Art Notes

 

One reason an artist attempts portraiture in material form is to engage in imaginary conversations with the psyche and physicality of humanity. A portrait might be idealized, or it could be easily transmogrified into something demonic, eliciting base emotions such as fear or hatred. 

Portraiture has served to translate the safe chaos created by undulating forces that impacted my narrative from year to year . . . until it didn’t. My embrace of personal bedlam stopped feeling safe after destabilizing changes and political shifts swamped my ability to respond. Details vary, but each of us could share a list of mental assaults and insults that transform one’s fortitude into fragility.
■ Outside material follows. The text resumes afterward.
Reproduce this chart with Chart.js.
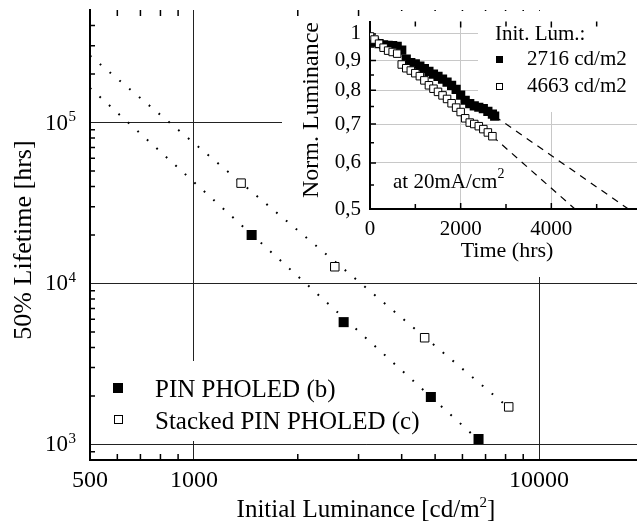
<!DOCTYPE html>
<html>
<head>
<meta charset="utf-8">
<script src="https://cdn.jsdelivr.net/npm/chart.js@4/dist/chart.umd.min.js"></script>
<style>
  html, body { margin: 0; padding: 0; background: #fff; overflow: hidden; }
  #wrap { position: relative; width: 650px; height: 523px; }
  #main { position: absolute; left: 0; top: 0; }
  #inset { position: absolute; left: 282px; top: 0; }
</style>
</head>
<body>
<div id="wrap">
  <canvas id="main" width="650" height="523"></canvas>
  <canvas id="inset" width="368" height="277"></canvas>
</div>
<script>
// main panel: 50% lifetime vs initial luminance
const lumPin = [1470, 2716, 4860, 6680];
const lifePin = [20000, 5750, 1970, 1080];
const lumStacked = [1370, 2560, 4663, 8170];
const lifeStacked = [42000, 12700, 4600, 1710];
// dotted power-law fits
const fitLumPin = [500, 6680];
const fitLifePin = [164000, 1065];
const fitLumStacked = [500, 8170];
const fitLifeStacked = [260000, 1690];

const xLabels = [500, 1000, 10000];
const xMajor = [1000, 10000];
const xMinor = [600, 700, 800, 900, 2000, 3000, 4000, 5000, 6000, 7000, 8000, 9000];
const yMajor = [1000, 10000, 100000];
const yMinor = [900, 2000, 3000, 4000, 5000, 6000, 7000, 8000, 9000,
  20000, 30000, 40000, 50000, 60000, 70000, 80000, 90000, 200000, 300000, 400000];

// inset: normalised luminance at 20 mA/cm2
const hours2716 = [0, 100, 200, 300, 400, 500, 600, 700, 800, 900, 1000, 1100, 1200, 1300, 1400,
  1500, 1600, 1700, 1800, 1900, 2000, 2100, 2200, 2300, 2400, 2500, 2600, 2700, 2750];
const norm2716 = [0.975, 0.968, 0.962, 0.958, 0.956, 0.955, 0.952, 0.938, 0.905, 0.893, 0.888, 0.880,
  0.872, 0.862, 0.853, 0.845, 0.836, 0.826, 0.816, 0.803, 0.785, 0.769, 0.759, 0.752, 0.748, 0.744,
  0.736, 0.728, 0.722];
const hours4663 = [0, 100, 200, 300, 400, 500, 600, 700, 800, 900, 1000, 1100, 1200, 1300, 1400,
  1500, 1600, 1700, 1800, 1900, 2000, 2100, 2200, 2300, 2400, 2500, 2600, 2700];
const norm4663 = [0.99, 0.978, 0.962, 0.947, 0.936, 0.931, 0.925, 0.886, 0.873, 0.865, 0.856, 0.846,
  0.832, 0.816, 0.805, 0.795, 0.784, 0.773, 0.760, 0.747, 0.734, 0.716, 0.704, 0.700, 0.694, 0.686,
  0.677, 0.667];
// dashed extrapolations
const extHours2716 = [2750, 5700];
const extNorm2716 = [0.722, 0.5];
const extHours4663 = [2700, 4520];
const extNorm4663 = [0.667, 0.5];

const insetXLabels = [0, 2000, 4000];
const insetXMajor = [0, 2000, 4000, 6000];
const insetXMinor = [1000, 3000, 5000];
const insetYMajor = [0.5, 0.6, 0.7, 0.8, 0.9, 1];
const insetYLabels = ['0,5', '0,6', '0,7', '0,8', '0,9', '1'];
const insetYMinor = [0.55, 0.65, 0.75, 0.85, 0.95];

const SERIF = '"Liberation Serif", "Times New Roman", serif';
const pts = (xs, ys) => xs.map((x, i) => ({ x, y: ys[i] }));

function strokeTicks(ctx, area, scale, values, len, axis) {
  ctx.save();
  ctx.strokeStyle = '#000';
  ctx.lineWidth = 1.5;
  ctx.beginPath();
  values.forEach((v) => {
    const p = scale.getPixelForValue(v);
    if (axis === 'x') {
      ctx.moveTo(p, area.bottom); ctx.lineTo(p, area.bottom - len);
      ctx.moveTo(p, area.top); ctx.lineTo(p, area.top + len);
    } else {
      ctx.moveTo(area.left, p); ctx.lineTo(area.left + len, p);
    }
  });
  ctx.stroke();
  ctx.restore();
}

function supText(ctx, parts, x, y, align) {
  // parts: [text, supFont or null]
  const big = ctx.font;
  const widths = parts.map(([t, sup]) => {
    ctx.font = sup ? sup : big;
    return ctx.measureText(t).width;
  });
  const total = widths.reduce((a, b) => a + b, 0);
  let cx = align === 'center' ? x - total / 2 : x;
  ctx.textAlign = 'left';
  parts.forEach(([t, sup], i) => {
    ctx.font = sup ? sup : big;
    ctx.fillText(t, cx, sup ? y - 10 : y);
    cx += widths[i];
  });
  ctx.font = big;
}

const mainDecor = {
  id: 'mainDecor',
  beforeDatasetsDraw(chart) {
    const { ctx, chartArea: a, scales } = chart;
    strokeTicks(ctx, a, scales.x, xMinor, 6, 'x');
    strokeTicks(ctx, a, scales.y, yMinor, 5, 'y');
    // grid is cut away behind the inset and the legend
    ctx.save();
    ctx.fillStyle = '#fff';
    ctx.fillRect(282, 16, 368, 261);
    ctx.fillRect(370, 11, 280, 6);
    ctx.fillRect(100, 361, 250, 80);
    ctx.restore();
  },
  afterDraw(chart) {
    const { ctx, scales } = chart;
    ctx.save();
    ctx.fillStyle = '#000';
    ctx.textBaseline = 'middle';
    yMajor.forEach((v) => {
      const py = scales.y.getPixelForValue(v);
      ctx.font = '23px ' + SERIF;
      ctx.textAlign = 'right';
      ctx.fillText('10', 68, py + 1);
      ctx.font = '15px ' + SERIF;
      ctx.textAlign = 'left';
      ctx.fillText(String(Math.round(Math.log10(v))), 68.5, py - 5);
    });
    ctx.textBaseline = 'alphabetic';
    ctx.font = '25px ' + SERIF;
    supText(ctx, [['Initial Luminance [cd/m', null], ['2', '15px ' + SERIF], [']', null]], 366, 517, 'center');
    ctx.save();
    ctx.translate(31, 240);
    ctx.rotate(-Math.PI / 2);
    ctx.textAlign = 'center';
    ctx.font = '26px ' + SERIF;
    ctx.fillText('50% Lifetime [hrs]', 0, 0);
    ctx.restore();
    // legend
    const ds = chart.data.datasets;
    ctx.fillRect(113, 383, 10, 10);
    ctx.fillStyle = '#fff';
    ctx.strokeStyle = '#000';
    ctx.lineWidth = 1;
    ctx.fillRect(114.5, 415.5, 8, 8);
    ctx.strokeRect(114.5, 415.5, 8, 8);
    ctx.fillStyle = '#000';
    ctx.font = '25px ' + SERIF;
    ctx.textAlign = 'left';
    ctx.fillText(ds[0].label, 155, 397);
    ctx.fillText(ds[1].label, 155, 429);
    ctx.restore();
  }
};

new Chart(document.getElementById('main'), {
  type: 'scatter',
  data: {
    datasets: [
      { label: 'PIN PHOLED (b)', data: pts(lumPin, lifePin), pointStyle: 'rect', pointRadius: 7.1,
        backgroundColor: '#000', borderColor: '#000', borderWidth: 0, order: 0 },
      { label: 'Stacked PIN PHOLED (c)', data: pts(lumStacked, lifeStacked), pointStyle: 'rect', pointRadius: 6,
        backgroundColor: '#fff', borderColor: '#000', borderWidth: 1, order: 0 },
      { label: 'fit b', data: pts(fitLumPin, fitLifePin), showLine: true, pointRadius: 0,
        borderColor: '#000', borderWidth: 2, borderDash: [1.8, 11], order: 1 },
      { label: 'fit c', data: pts(fitLumStacked, fitLifeStacked), showLine: true, pointRadius: 0,
        borderColor: '#000', borderWidth: 2, borderDash: [1.8, 11], order: 1 }
    ]
  },
  options: {
    responsive: false,
    animation: false,
    events: [],
    layout: { padding: { top: 10, right: 5, left: 0, bottom: 0 } },
    plugins: { legend: { display: false }, tooltip: { enabled: false } },
    scales: {
      x: {
        type: 'logarithmic', min: 500, max: 20000,
        afterBuildTicks: (s) => { s.ticks = [500, ...xMinor, ...xMajor, 20000].sort((a, b) => a - b).map((v) => ({ value: v })); },
        afterFit: (s) => { s.height = 63; },
        grid: { color: (c) => (c.tick && xMajor.includes(c.tick.value) ? '#222' : 'rgba(0,0,0,0)'), lineWidth: 1, drawTicks: false },
        border: { color: '#000', width: 2 },
        ticks: { autoSkip: false, maxRotation: 0, padding: 6, color: '#000', font: { family: SERIF, size: 24 },
          callback: (v) => (xLabels.includes(v) ? String(v) : '') }
      },
      y: {
        type: 'logarithmic', min: 800, max: 500000,
        afterBuildTicks: (s) => { s.ticks = [800, ...yMinor, ...yMajor, 500000].sort((a, b) => a - b).map((v) => ({ value: v })); },
        afterFit: (s) => { s.width = 90; },
        grid: { color: (c) => (c.tick && yMajor.includes(c.tick.value) ? '#222' : 'rgba(0,0,0,0)'), lineWidth: 1, drawTicks: false },
        border: { color: '#000', width: 2 },
        ticks: { display: false }
      }
    }
  },
  plugins: [mainDecor]
});

const insetDecor = {
  id: 'insetDecor',
  beforeDatasetsDraw(chart) {
    const { ctx, chartArea: a, scales } = chart;
    ctx.save();
    ctx.fillStyle = '#fff';
    ctx.fillRect(196, 11, 172, 101);
    ctx.restore();
    strokeTicks(ctx, a, scales.x, insetXMajor, 6, 'x');
    strokeTicks(ctx, a, scales.x, insetXMinor, 5, 'x');
    strokeTicks(ctx, a, scales.y, insetYMajor, 6, 'y');
    strokeTicks(ctx, a, scales.y, insetYMinor, 4, 'y');
  },
  afterDraw(chart) {
    const { ctx } = chart;
    ctx.save();
    ctx.fillStyle = '#000';
    ctx.textBaseline = 'alphabetic';
    ctx.font = '22px ' + SERIF;
    ctx.textAlign = 'center';
    ctx.fillText('Time (hrs)', 225, 257);
    ctx.save();
    ctx.translate(36, 110);
    ctx.rotate(-Math.PI / 2);
    ctx.textAlign = 'center';
    ctx.font = '24px ' + SERIF;
    ctx.fillText('Norm. Luminance', 0, 0);
    ctx.restore();
    ctx.font = '21px ' + SERIF;
    supText(ctx, [['at 20mA/cm', null], ['2', '14px ' + SERIF]], 111, 188, 'left');
    // inset legend
    const ds = chart.data.datasets;
    ctx.font = '21px ' + SERIF;
    ctx.textAlign = 'left';
    ctx.fillText('Init. Lum.:', 213, 40);
    ctx.fillRect(214, 56, 7, 7);
    ctx.fillStyle = '#fff';
    ctx.strokeStyle = '#000';
    ctx.lineWidth = 1;
    ctx.fillRect(214.5, 83.5, 6, 6);
    ctx.strokeRect(214.5, 83.5, 6, 6);
    ctx.fillStyle = '#000';
    ctx.fillText(ds[1].label, 245, 65);
    ctx.fillText(ds[0].label, 245, 92);
    ctx.restore();
  }
};

new Chart(document.getElementById('inset'), {
  type: 'scatter',
  data: {
    datasets: [
      { label: '4663 cd/m2', data: pts(hours4663, norm4663), pointStyle: 'rect', pointRadius: 5.3,
        backgroundColor: '#fff', borderColor: '#000', borderWidth: 1, order: 0 },
      { label: '2716 cd/m2', data: pts(hours2716, norm2716), pointStyle: 'rect', pointRadius: 6.5,
        backgroundColor: '#000', borderColor: '#000', borderWidth: 0, order: 1 },
      { label: 'ext 2716', data: pts(extHours2716, extNorm2716), showLine: true, pointRadius: 0,
        borderColor: '#000', borderWidth: 1.2, borderDash: [7, 6], order: 2 },
      { label: 'ext 4663', data: pts(extHours4663, extNorm4663), showLine: true, pointRadius: 0,
        borderColor: '#000', borderWidth: 1.2, borderDash: [7, 6], order: 2 }
    ]
  },
  options: {
    responsive: false,
    animation: false,
    events: [],
    layout: { padding: { top: 10, right: 5, left: 0, bottom: 0 } },
    plugins: { legend: { display: false }, tooltip: { enabled: false } },
    scales: {
      x: {
        type: 'linear', min: 0, max: 6000,
        afterBuildTicks: (s) => { s.ticks = [...insetXMajor, ...insetXMinor].sort((a, b) => a - b).map((v) => ({ value: v })); },
        afterFit: (s) => { s.height = 68; },
        grid: { color: (c) => (c.tick && (c.tick.value === 2000 || c.tick.value === 4000) ? '#c8c8c8' : 'rgba(0,0,0,0)'), lineWidth: 1, drawTicks: false },
        border: { color: '#000', width: 2 },
        ticks: { autoSkip: false, maxRotation: 0, padding: 8, color: '#000', font: { family: SERIF, size: 21 },
          callback: (v) => (insetXLabels.includes(v) ? String(v) : '') }
      },
      y: {
        type: 'logarithmic', min: 0.5, max: 1.05,
        afterBuildTicks: (s) => { s.ticks = [...insetYMajor, ...insetYMinor].sort((a, b) => a - b).map((v) => ({ value: v })); },
        afterFit: (s) => { s.width = 88; },
        grid: { color: (c) => (c.tick && c.tick.value > 0.55 && insetYMajor.includes(c.tick.value) ? '#c8c8c8' : 'rgba(0,0,0,0)'), lineWidth: 1, drawTicks: false },
        border: { color: '#000', width: 2 },
        ticks: { autoSkip: false, padding: 9, color: '#000', font: { family: SERIF, size: 21 },
          callback: (v) => { const i = insetYMajor.indexOf(v); return i >= 0 ? insetYLabels[i] : ''; } }
      }
    }
  },
  plugins: [insetDecor]
});
</script>
</body>
</html>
A new series, Reluctant Urns, is less than a year old and follows a period of profound loss. My Urns perform two roles, representing vessels literally and symbolically. Each vessel is intended to suggest a burial urn, an empty receptacle covered by a figure that evokes life and death simultaneously. This hybrid portrait attempts to convey human consciousness and its senseless argument with death and the void it brings. No solace is given or received by the bony skull posted on its sagging body, an anonymous sentinel honoring an absent loved one.

The portrait series, Imaginary Friends, is about longing. the studio offers precious time for a private exploration and search for the physical manifestation of one’s inexpressible, incoherent, illogical congress of thoughts and emotions. Facial characteristics that suggest age, gender, emotion, and history appear and disappear as choices define the journey toward an image and decisions eliminate options. Friends and foes, real and imagined, are safely tamed in a frozen gesture of heated, hardened earth. Only the studio supports this solitary illusion of stability if not mastery of human relationships.

Imaginary portraits in the Guardian Series summon extraordinary forces that can intervene on behalf of the vulnerable earthly domain. Since these same beneficent powers are displayed daily in human behavior, some of the portraits are playful depictions of real people who routinely embody compassionate action.

The clay heads in the Sinner Saint series are often portraits, and the rigid, constructed chairs are impregnable surrogates for the subject’s more vulnerable body.  The architectonic steel structures provide visual and conceptual contrast to the biomorphic forms modeled in clay.  The metaphoric potential of portrait heads was stimulated by my interest in Renaissance portraiture, specifically work by the della Robbias.  A major source of inspiration in my work is the 14th century monastery outside Florence, Certosa del Galuzzo.  This monastery’s Great Cloister is ringed with 66 portraits (majolica tondi) of saints and prophets by Andrea and Giovanni della Robbia.  The Cloister’s grand architectural space is rendered intimate by the serene depiction of the human image transcending torment.

The human body is a central theme in art across culture and time. The 20th century is known more for the development of abstraction. Realistic treatment of the human form stubbornly persisted in the margins of the last century. The antipathy of the dominant artistic stance toward rendering the body provides a fertile ground to investigate as our culture redefines humanness in an increasingly technological environment of the 21st century.       

As idea and image, the human head epitomizes self-consciousness. In my totemic forms, the malleable clay surface of the head records traumatic force more psychological than physical.  Mental fortitude, so essential for survival, is reflected in the frozen, stoic visage.  Supporting the head, a functional chair references the body while displacing it.  Are these treasured relics or insensate souvenirs?  Both are fates for saints and sinners.

BURDENS & BLESSINGS: Hands
The human hand, culture-bound yet common, is a fragmented reference to corporeal experiences and abstract meaning. In addition to the unique utilitarian capacity of the human hand, its physical flexibility and versatility permits a range of expression as gestures become material manifestations of psychological states. A poet may rub words together to ignite a thought; a musician gathers sounds in formation, using one sense to stimulate the rest. Expressing the fluidity of impalpable consciousness through static visual form is often the sculptor’s conundrum.

In my work, the body was no longer whole; in its place stood a pedestal that supported the body's residual form for contemplation. Stone, clay, wax and metal served as physical interpretations of ethereal perceptions long after the hands that shaped them go still.

Critical in this series was my commitment to modeling from life. Granted the renderings of hands were greatly oversized and exaggerated, these were the first objects that I made where I closely examined the subject. My conceptual source had become a more demanding visual source. It may seem odd for a visual artist to admit to visual indifference, but abstraction had allowed me to accept the infinite range of possibilities for a contour's path. Abstraction is forgiving in this way and incredibly liberating; however, modeling from life informed my sculpture with more specific and personal sensibilities.